Thursday, October 23, 2008

Preparing the Gardens for Winter

But first:

A family photo of my brother, who, even at a young age, clearly recognized that chicken wire is insufficient for the containment of Velociraptors.

ALRIGHT, so last week I teamed up with a friend for a full day of Fall gardening. We started at 8 in the morning, downed some coffee and hit the road, going first to Home Depot where I wandered for ten minutes looking for a good pair of gloves. Note: Home Depot carries crap gloves. I gave up, and we headed to Sayers Fuel on Rainier to pick up a load of compost.

I chickened out on loading my little truck up with a full yard. Maybe I'm being too protective. It likes to think it's a big truck, and resents when I treat it like a child.

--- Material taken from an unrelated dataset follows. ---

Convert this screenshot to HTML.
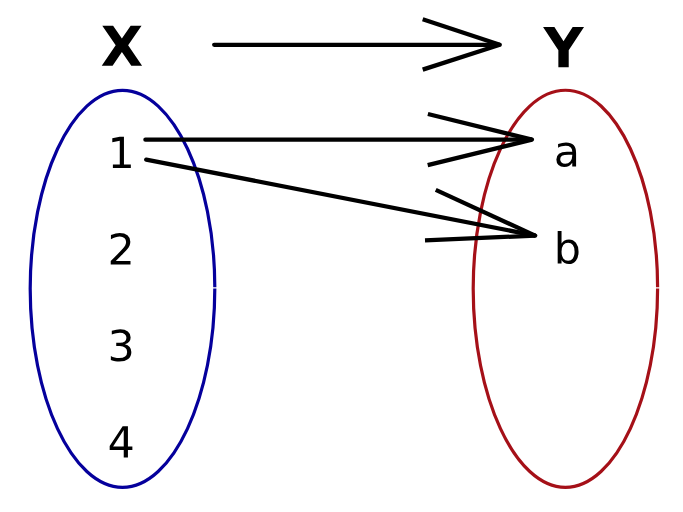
<!DOCTYPE html>
<html><head><meta charset="utf-8"><title>Function diagram</title>
<style>html,body{margin:0;padding:0;background:#fff;width:683px;height:512px;overflow:hidden;font-family:"Liberation Sans",sans-serif}svg{display:block}</style>
</head><body>
<svg width="683" height="512" viewBox="0 0 683 512">
<rect width="683" height="512" fill="#fff"/>
<path d="M214.80 288.40C214.80 396.98 172.80 487.30 122.50 487.30C72.20 487.30 30.20 396.98 30.20 288.80C30.20 180.62 72.20 90.30 122.50 90.30C172.80 90.30 214.80 180.62 214.80 287.20" fill="none" stroke="#05009c" stroke-width="3.2"/>
<path d="M657.60 288.40C657.60 397.01 615.65 487.35 565.40 487.35C515.15 487.35 473.20 397.01 473.20 288.80C473.20 180.59 515.15 90.25 565.40 90.25C615.65 90.25 657.60 180.59 657.60 287.20" fill="none" stroke="#a51018" stroke-width="3.2"/>
<g fill="none" stroke="#000" stroke-width="4.3" stroke-linejoin="bevel">
<path d="M214.2 44.8L499.8 44.8" stroke-linecap="round"/>
<path d="M422.7 19.2L499.8 44.8" stroke-linecap="butt"/>
<path d="M422.7 69.6L499.8 44.8" stroke-linecap="butt"/>
<path d="M145.4 139.7L532.0 139.6" stroke-linecap="round"/>
<path d="M427.9 114.0L532.0 139.6" stroke-linecap="butt"/>
<path d="M427.7 165.2L532.0 139.6" stroke-linecap="butt"/>
<path d="M146.2 159.6L535.2 235.6" stroke-linecap="round"/>
<path d="M435.75 189.9L535.2 235.6" stroke-linecap="butt"/>
<path d="M425.0 240.4L535.2 235.6" stroke-linecap="butt"/>
</g>
<g fill="#000">
<path transform="translate(107.60 168.00) scale(0.02085)" d="M254 -170H584V-1309L225 -1237V-1421L582 -1493H784V-170H1114V0H254Z"/>
<path transform="translate(107.60 264.60) scale(0.02085)" d="M393 -170H1098V0H150V-170Q265 -289 463.5 -489.5Q662 -690 713 -748Q810 -857 848.5 -932.5Q887 -1008 887 -1081Q887 -1200 803.5 -1275.0Q720 -1350 586 -1350Q491 -1350 385.5 -1317.0Q280 -1284 160 -1217V-1421Q282 -1470 388.0 -1495.0Q494 -1520 582 -1520Q814 -1520 952.0 -1404.0Q1090 -1288 1090 -1094Q1090 -1002 1055.5 -919.5Q1021 -837 930 -725Q905 -696 771.0 -557.5Q637 -419 393 -170Z"/>
<path transform="translate(107.60 361.00) scale(0.02085)" d="M831 -805Q976 -774 1057.5 -676.0Q1139 -578 1139 -434Q1139 -213 987.0 -92.0Q835 29 555 29Q461 29 361.5 10.5Q262 -8 156 -45V-240Q240 -191 340.0 -166.0Q440 -141 549 -141Q739 -141 838.5 -216.0Q938 -291 938 -434Q938 -566 845.5 -640.5Q753 -715 588 -715H414V-881H596Q745 -881 824.0 -940.5Q903 -1000 903 -1112Q903 -1227 821.5 -1288.5Q740 -1350 588 -1350Q505 -1350 410.0 -1332.0Q315 -1314 201 -1276V-1456Q316 -1488 416.5 -1504.0Q517 -1520 606 -1520Q836 -1520 970.0 -1415.5Q1104 -1311 1104 -1133Q1104 -1009 1033.0 -923.5Q962 -838 831 -805Z"/>
<path transform="translate(107.60 457.40) scale(0.02085)" d="M774 -1317 264 -520H774ZM721 -1493H975V-520H1188V-352H975V0H774V-352H100V-547Z"/>
<path transform="translate(553.80 166.40) scale(0.02085)" d="M702 -563Q479 -563 393.0 -512.0Q307 -461 307 -338Q307 -240 371.5 -182.5Q436 -125 547 -125Q700 -125 792.5 -233.5Q885 -342 885 -522V-563ZM1069 -639V0H885V-170Q822 -68 728.0 -19.5Q634 29 498 29Q326 29 224.5 -67.5Q123 -164 123 -326Q123 -515 249.5 -611.0Q376 -707 627 -707H885V-725Q885 -852 801.5 -921.5Q718 -991 567 -991Q471 -991 380.0 -968.0Q289 -945 205 -899V-1069Q306 -1108 401.0 -1127.5Q496 -1147 586 -1147Q829 -1147 949.0 -1021.0Q1069 -895 1069 -639Z"/>
<path transform="translate(553.80 263.40) scale(0.02085)" d="M997 -559Q997 -762 913.5 -877.5Q830 -993 684 -993Q538 -993 454.5 -877.5Q371 -762 371 -559Q371 -356 454.5 -240.5Q538 -125 684 -125Q830 -125 913.5 -240.5Q997 -356 997 -559ZM371 -950Q429 -1050 517.5 -1098.5Q606 -1147 729 -1147Q933 -1147 1060.5 -985.0Q1188 -823 1188 -559Q1188 -295 1060.5 -133.0Q933 29 729 29Q606 29 517.5 -19.5Q429 -68 371 -168V0H186V-1556H371Z"/>
<path transform="translate(100.70 65.80) scale(0.02690)" d="M1020 -762 1538 0H1137L788 -510L442 0H39L557 -762L59 -1493H461L788 -1012L1114 -1493H1518Z"/>
<path transform="translate(543.60 67.20) scale(0.02689)" d="M-20 -1493H401L741 -961L1081 -1493H1503L934 -629V0H549V-629Z"/>
</g>
</svg>
</body></html>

But I couldn't do it. My baby! So I paid for ¾ yards (not ¾ price, but so it goes for the non-commital), deposited half of it at my friend's garden, realized I needed way more for my own garden, and ended up back at Sayers for another full yard. This meant that not only did I have to make two trips, but that in the end I drove away with over 1 ¼ yards in my little camioneta, which is even more than I'd originally feared.

Truck thought it was tough. (Yes, my truck is named "Truck," after my last truck) It cruised around like a low-rider. We made a stop at the taco truck just to let the poor little guy rest for a minute, even though it played it all cool, like, "Come one guys, what are we waiting for?" We pretended we just wanted to eat tacos so it didn't have to feel wimpy about resting.

Does everyone know the Tacos El Asadero taco truck on Rainier? If you don't, I suggest you get acquainted.

Friends are good for big gardening days. We worked in her smaller garden first, then went to town on my 200 square foot plot. We ripped everything out except the huckleberry--which I transplanted next to the raspberries in an effort to keep the perennials together--and a couple patches of greens that I will harvest throughout the winter. One patch was sown this Fall, and the other was sown last Spring. Does anybody know the reason all the experts recommend sowing a fresh crop in the Fall for the winter greens? My friend guessed that the old greens may go bitter.

After bringing in most of a yard of compost, I tilled it in shallowly to raise the overall level of our soil (not something we'll do every year), then scattered a bunch of lime and fava beans atop it and chopped them in with a rake. By the time I was done it was dark.

A couple days later, it was déjà vu on a smaller scale at my work garden.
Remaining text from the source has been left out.